I turned the power output down on the Collins until the wattmeter showed 15
watts output. The guy at the other end still got me at S9. This lasted for
about an hour.
When I was the CE at KBRW in Barrow, Alaska I got about 10-20 QSL cards
during the winter. Northwest Scotland was evidently a destination for DX's
listening on the MW band. And we had regular listeners in the Winter from
Sweden.
One of the previous engineers would go out to the transmitter site after
sign off and load up the stick on 80 meters.
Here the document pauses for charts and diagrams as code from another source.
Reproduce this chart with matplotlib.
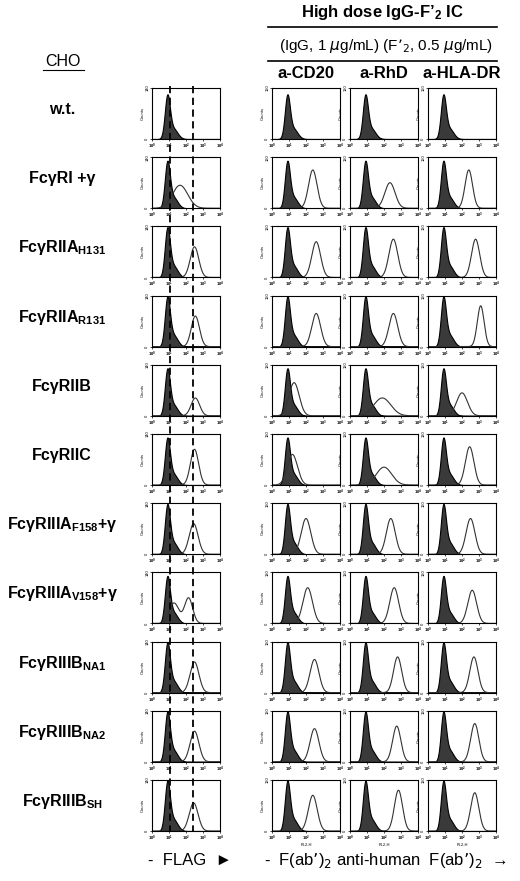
import matplotlib.pyplot as plt
import numpy as np

plt.rcParams['font.family'] = ['Liberation Sans', 'DejaVu Sans']
plt.rcParams['mathtext.fontset'] = 'custom'
plt.rcParams['mathtext.rm'] = 'Liberation Sans:bold'
plt.rcParams['mathtext.it'] = 'Liberation Sans:bold:italic'

rows = ["w.t.", "FcγRI +γ", "FcγRIIA$_{\\mathrm{H131}}$", "FcγRIIA$_{\\mathrm{R131}}$",
        "FcγRIIB", "FcγRIIC", "FcγRIIIA$_{\\mathrm{F158}}$+γ", "FcγRIIIA$_{\\mathrm{V158}}$+γ",
        "FcγRIIIB$_{\\mathrm{NA1}}$", "FcγRIIIB$_{\\mathrm{NA2}}$", "FcγRIIIB$_{\\mathrm{SH}}$"]
columns = ["a-CD20", "a-RhD", "a-HLA-DR"]

# filled (control) peak: position (log10) and height
ctrl_pos = [0.9, 0.9, 0.9, 0.9, 0.9, 0.9, 0.9, 0.9, 0.9, 0.9, 0.9]
ctrl_height = [0.8, 0.85, 0.9, 0.9, 0.85, 0.85, 0.9, 0.85, 0.9, 0.9, 0.9]

# open (stained) peaks per panel: list of (pos, width, height); 4 panels per row
open_peaks = [
    [[], [], [], []],
    [[(1.65, 0.45, 0.45)], [(2.4, 0.25, 0.75)], [(2.35, 0.3, 0.5)], [(2.4, 0.22, 0.75)]],
    [[(2.5, 0.25, 0.6)], [(2.6, 0.26, 0.7)], [(2.55, 0.26, 0.75)], [(2.8, 0.24, 0.75)]],
    [[(2.55, 0.24, 0.6)], [(2.6, 0.26, 0.65)], [(2.55, 0.26, 0.65)], [(3.1, 0.2, 0.8)]],
    [[(2.55, 0.25, 0.35)], [(1.3, 0.3, 0.65)], [(1.9, 0.5, 0.35)], [(2.0, 0.32, 0.45)]],
    [[(2.5, 0.24, 0.7)], [(1.2, 0.3, 0.6)], [(2.0, 0.45, 0.35)], [(2.45, 0.25, 0.75)]],
    [[(2.45, 0.26, 0.6)], [(2.0, 0.28, 0.7)], [(2.4, 0.26, 0.7)], [(2.5, 0.26, 0.7)]],
    [[(1.3, 0.28, 0.4), (2.15, 0.24, 0.5)], [(2.1, 0.28, 0.7)], [(2.6, 0.26, 0.7)], [(2.6, 0.26, 0.65)]],
    [[(2.5, 0.26, 0.6)], [(2.5, 0.26, 0.65)], [(2.8, 0.24, 0.7)], [(2.7, 0.24, 0.7)]],
    [[(2.5, 0.26, 0.6)], [(2.5, 0.26, 0.65)], [(2.75, 0.24, 0.7)], [(2.75, 0.24, 0.75)]],
    [[(2.45, 0.26, 0.55)], [(2.4, 0.26, 0.7)], [(2.85, 0.24, 0.8)], [(2.75, 0.24, 0.75)]],
]
ymax_labels = ["140", "120", "120", "120"]

W, H = 520, 881
fig = plt.figure(figsize=(W / 100, H / 100), dpi=100)
col_x = [152, 272, 350, 428]
pw, ph = 68, 51
row_y0, pitch = 88, 69.2
x = np.linspace(0, 4, 400)


def bump(pos, w, h):
    return h * np.exp(-0.5 * ((x - pos) / w) ** 2)


for r in range(len(rows)):
    top = row_y0 + r * pitch
    for c in range(4):
        ax = fig.add_axes([col_x[c] / W, 1 - (top + ph) / H, pw / W, ph / H])
        ctrl = bump(ctrl_pos[r], 0.15, ctrl_height[r]) + bump(ctrl_pos[r] + 0.35, 0.25, ctrl_height[r] * 0.25)
        ax.fill_between(x, 0, ctrl, color='#3a3a3a', lw=0.8, edgecolor='black')
        if open_peaks[r][c]:
            op = sum(bump(*p) for p in open_peaks[r][c])
            ax.plot(x, op, color='#333333', lw=0.8)
        ax.set_xlim(0, 4)
        ax.set_ylim(0, 1)
        ax.set_xticks(range(5))
        ax.set_xticklabels([f"$10^{k}$" for k in range(5)], fontsize=3)
        ax.set_yticks([0, 1])
        ax.set_yticklabels(["0", ymax_labels[c]], fontsize=3, rotation=90, va='center')
        ax.tick_params(length=1.5, width=0.5, pad=0.5)
        ax.set_ylabel("Counts", fontsize=3, labelpad=0)
        for s in ax.spines.values():
            s.set_linewidth(0.8)
        if r == len(rows) - 1 and c > 0:
            ax.set_xlabel("FL2-H", fontsize=3, labelpad=0)
    fig.text(62 / W, 1 - (top + ph / 2 - 4) / H, rows[r], ha='center', va='center',
             fontsize=11.5, fontweight='bold')

# dashed reference lines across the FLAG column
ov = fig.add_axes([col_x[0] / W, 0, pw / W, 1], facecolor='none')
ov.set_xlim(0, 4)
ov.set_ylim(H, 0)
ov.axis('off')
y_bot = row_y0 + 10 * pitch + ph
for xv in [1.05, 2.4]:
    ov.plot([xv, xv], [row_y0 - 2, y_bot], color='black', lw=1.3, ls=(0, (4, 2.5)))

fig.text(63 / W, 1 - 62 / H, "CHO", ha='center', va='center', fontsize=11.5)
fig.add_artist(plt.Line2D([43 / W, 84 / W], [1 - 70 / H] * 2, color='black', lw=0.8))

fig.text(382 / W, 1 - 12 / H, "High dose IgG-F’$_2$ IC", ha='center', va='center',
         fontsize=12, fontweight='bold')
fig.add_artist(plt.Line2D([268 / W, 497 / W], [1 - 27 / H] * 2, color='black', lw=1.2))
fig.text(386 / W, 1 - 46 / H, "(IgG, 1 $\\mu$g/mL) (F’$_2$, 0.5 $\\mu$g/mL)", ha='center',
         va='center', fontsize=11, math_fontfamily='dejavusans')
fig.add_artist(plt.Line2D([268 / W, 497 / W], [1 - 61 / H] * 2, color='black', lw=1.2))
for c, name in enumerate(columns):
    fig.text((col_x[c + 1] + pw / 2) / W, 1 - 74 / H, name, ha='center', va='center',
             fontsize=12, fontweight='bold')

fig.text(190 / W, 1 - 860 / H, "-  FLAG  ►", ha='center', va='center', fontsize=12)
fig.text(385 / W, 1 - 860 / H, "-  F(ab’)$_2$ anti-human  F(ab’)$_2$  →", ha='center',
         va='center', fontsize=12, math_fontfamily='dejavusans')

fig.savefig("out.png", dpi=100)
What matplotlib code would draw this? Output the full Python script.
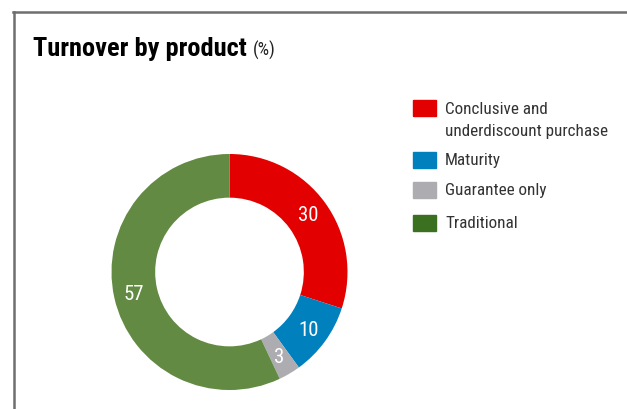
import matplotlib
matplotlib.use("Agg")
import matplotlib.pyplot as plt
from matplotlib.patches import Rectangle
from matplotlib.lines import Line2D
import numpy as np

categories = ["Conclusive and\nunderdiscount purchase", "Maturity", "Guarantee only", "Traditional"]
values = [30, 10, 3, 57]
wedge_colors = ["#e30000", "#0080bd", "#adadb1", "#628a43"]
legend_colors = ["#e30000", "#0080bd", "#adadb1", "#3b7020"]

W, H = 627, 410
fig = plt.figure(figsize=(W / 100, H / 100), dpi=100)
FONT = ["Roboto Condensed", "Archivo Narrow", "DejaVu Sans"]

def fx(px):
    return px / W

def fy(py):
    return 1 - py / H

# frame lines
fig.add_artist(Line2D([fx(13), fx(627)], [fy(13), fy(13)], color="#6e6e6e", lw=1.8))
fig.add_artist(Line2D([fx(14), fx(14)], [fy(13), fy(410)], color="#6e6e6e", lw=1.8))

# title
t = fig.text(fx(33), fy(56), "Turnover by product", fontsize=19, fontweight="bold",
             family=FONT, color="black", va="baseline")
fig.canvas.draw()
bb = t.get_window_extent()
fig.text(bb.x1 / W + fx(6), fy(56), "(%)", fontsize=13, family=FONT, color="#222222", va="baseline")

# donut
cx, cy, R = 229.5, 273, 118
ax = fig.add_axes([fx(cx - R), (H - cy - R) / H, 2 * R / W, 2 * R / H])
wedges, _ = ax.pie(values, colors=wedge_colors, startangle=90, counterclock=False,
                   radius=1, wedgeprops=dict(width=0.37, edgecolor="none"))
ax.set_xlim(-1, 1)
ax.set_ylim(-1, 1)
ax.set_aspect("equal")
ax.axis("off")

for w, v in zip(wedges, values):
    ang = np.deg2rad((w.theta1 + w.theta2) / 2)
    r = 0.83
    ax.text(r * np.cos(ang), r * np.sin(ang), str(v), color="white", fontsize=15,
            family=FONT, ha="center", va="center")

# legend
legend_tops = [101, 153, 183, 216]
for lab, col, top in zip(categories, legend_colors, legend_tops):
    fig.add_artist(Rectangle((fx(413), fy(top + 16)), fx(23), 16 / H, color=col,
                             transform=fig.transFigure))
    fig.text(fx(445), fy(top + 0.5), lab, fontsize=12.3, family=FONT, color="#333333",
             va="top", linespacing=1.65)

fig.savefig("out.png", dpi=100)
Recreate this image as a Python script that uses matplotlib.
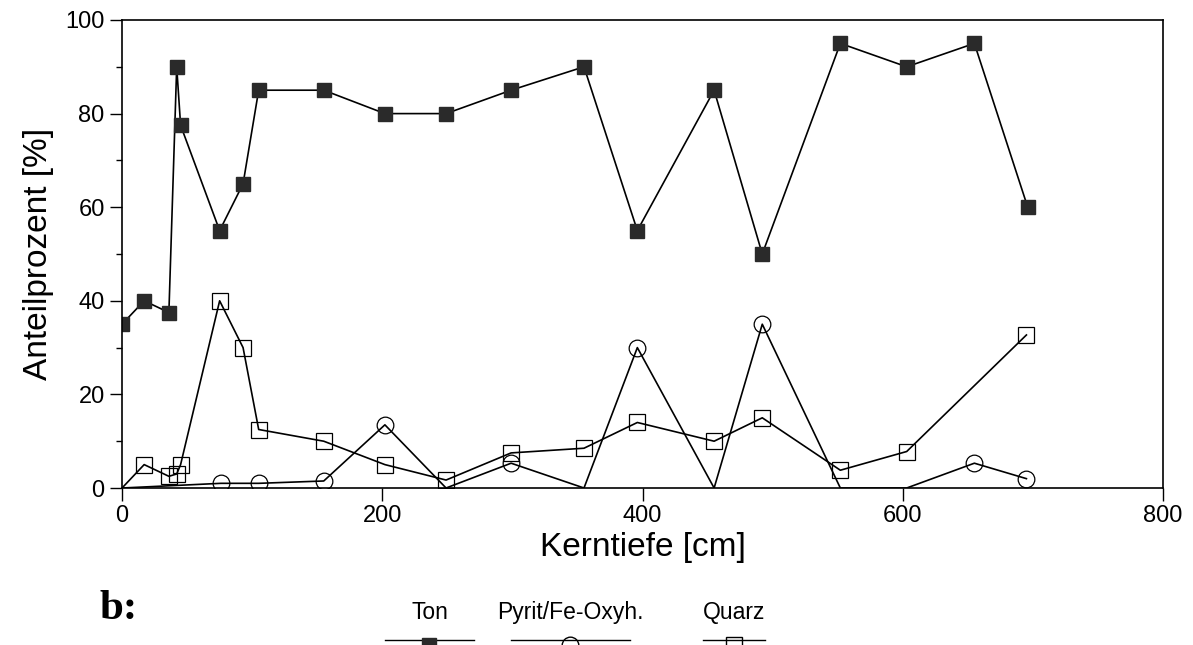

He had a nice time doing 80
meter work.
Chuck Lakaytis
Director of Engineering
Alaska Public Broadcasting, Inc.
Anchorage, Alaska
907 277 6300
907 310 4339 (cell)
-----Original Message-----
From: broadcast-bounces at radiolists.net
[mailto:broadcast-bounces at radiolists.net] On Behalf Of Gary Peterson
Sent: Thursday, February 02, 2006 5:31 AM
To: broadcast at radiolists.net
Subject: [BC] WFIF Heard In Europe
" Propagation is such an odd thing. I've heard of hams who have scanned a
seemingly dead band, got one signal that sounded
like it was next door but was clear around the world.
Scott Todd "
As a died-in-the-wool DXer (every DXCC country in the world confirmed) for
the past twenty years, I have found that it isn't difficult at all to work
the opposite side of the world (antipode). If you think about it, every
direction from your location is a great circle path to the antipode. Hence,
if any path is open, you can hear each other.